--- REQUIRED WORK ---
All the data must come back unchanged, except that pictures are left out.

--- INPUT MATERIAL ---
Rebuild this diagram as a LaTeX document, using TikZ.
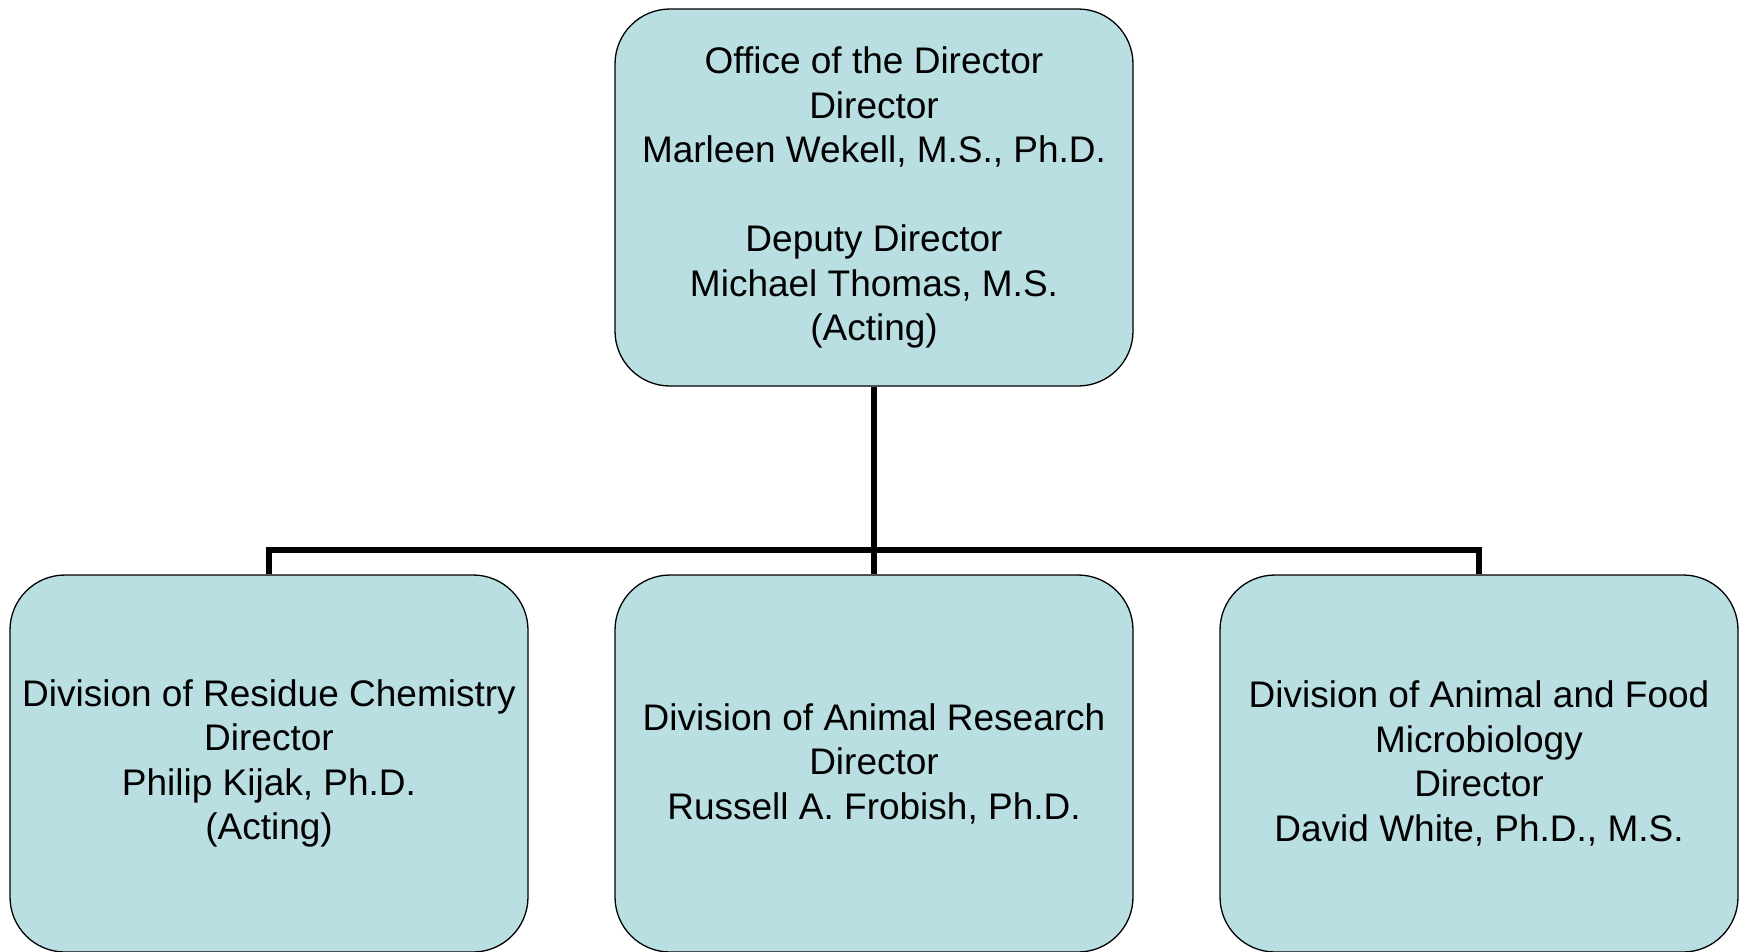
\documentclass[tikz,border=0pt]{standalone}
\usepackage{fontspec}
\setmainfont{Liberation Sans}
\usepackage{tikz}
\definecolor{boxfill}{RGB}{185,223,227}

\begin{document}
\begin{tikzpicture}[x=1pt,y=-1pt,
    unit/.style={draw=black, line width=1.3pt, fill=boxfill, rounded corners=55pt,
        minimum width=518pt, minimum height=377pt, align=center, inner sep=0pt,
        font=\fontsize{37}{44.5}\selectfont},
    link/.style={line width=5.5pt}]
    \path [use as bounding box] (0,0) rectangle (1744,951);
    \node [unit] (office) at (874,197.5)
        {Office of the Director\\Director\\Marleen Wekell, M.S., Ph.D.\\[44.5pt]Deputy Director\\Michael Thomas, M.S.\\(Acting)};
    \node [unit] (residue) at (269,763.5)
        {Division of Residue Chemistry\\Director\\Philip Kijak, Ph.D.\\(Acting)};
    \node [unit] (research) at (874,763.5)
        {Division of Animal Research\\Director\\Russell A. Frobish, Ph.D.};
    \node [unit] (micro) at (1479,763.5)
        {Division of Animal and Food\\Microbiology\\Director\\David White, Ph.D., M.S.};
    \coordinate (bar) at (874,550);
    \draw[link] (office.south) -- (research.north);
    \draw[link] (residue.north) |- (bar) -| (micro.north);
\end{tikzpicture}
\end{document}
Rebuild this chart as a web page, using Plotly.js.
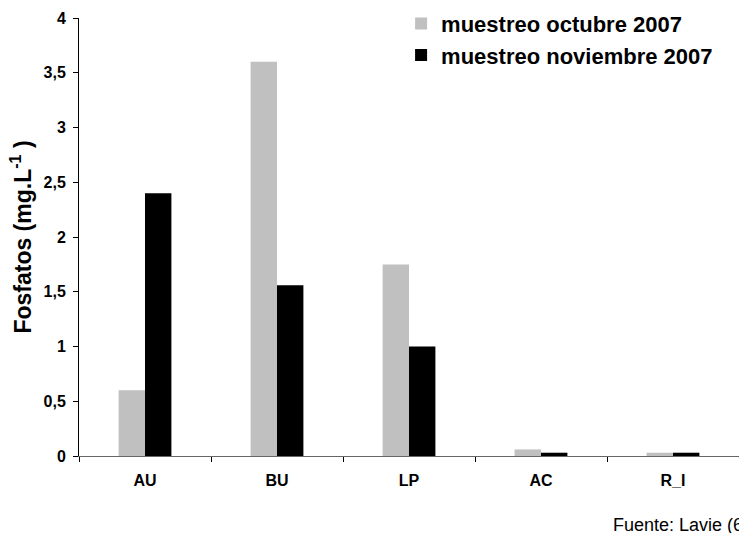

--- CORRECT ANSWER ---
Rebuild this diagram as a LaTeX document, using TikZ.
\documentclass[tikz,border=0pt]{standalone}
\usepackage{fontspec}
\setmainfont{Liberation Sans}
\usepackage{tikz}
\definecolor{boxfill}{RGB}{185,223,227}

\begin{document}
\begin{tikzpicture}[x=1pt,y=-1pt,
    unit/.style={draw=black, line width=1.3pt, fill=boxfill, rounded corners=55pt,
        minimum width=518pt, minimum height=377pt, align=center, inner sep=0pt,
        font=\fontsize{37}{44.5}\selectfont},
    link/.style={line width=5.5pt}]
    \path [use as bounding box] (0,0) rectangle (1744,951);
    \node [unit] (office) at (874,197.5)
        {Office of the Director\\Director\\Marleen Wekell, M.S., Ph.D.\\[44.5pt]Deputy Director\\Michael Thomas, M.S.\\(Acting)};
    \node [unit] (residue) at (269,763.5)
        {Division of Residue Chemistry\\Director\\Philip Kijak, Ph.D.\\(Acting)};
    \node [unit] (research) at (874,763.5)
        {Division of Animal Research\\Director\\Russell A. Frobish, Ph.D.};
    \node [unit] (micro) at (1479,763.5)
        {Division of Animal and Food\\Microbiology\\Director\\David White, Ph.D., M.S.};
    \coordinate (bar) at (874,550);
    \draw[link] (office.south) -- (research.north);
    \draw[link] (residue.north) |- (bar) -| (micro.north);
\end{tikzpicture}
\end{document}
Rebuild this chart as a web page, using Plotly.js.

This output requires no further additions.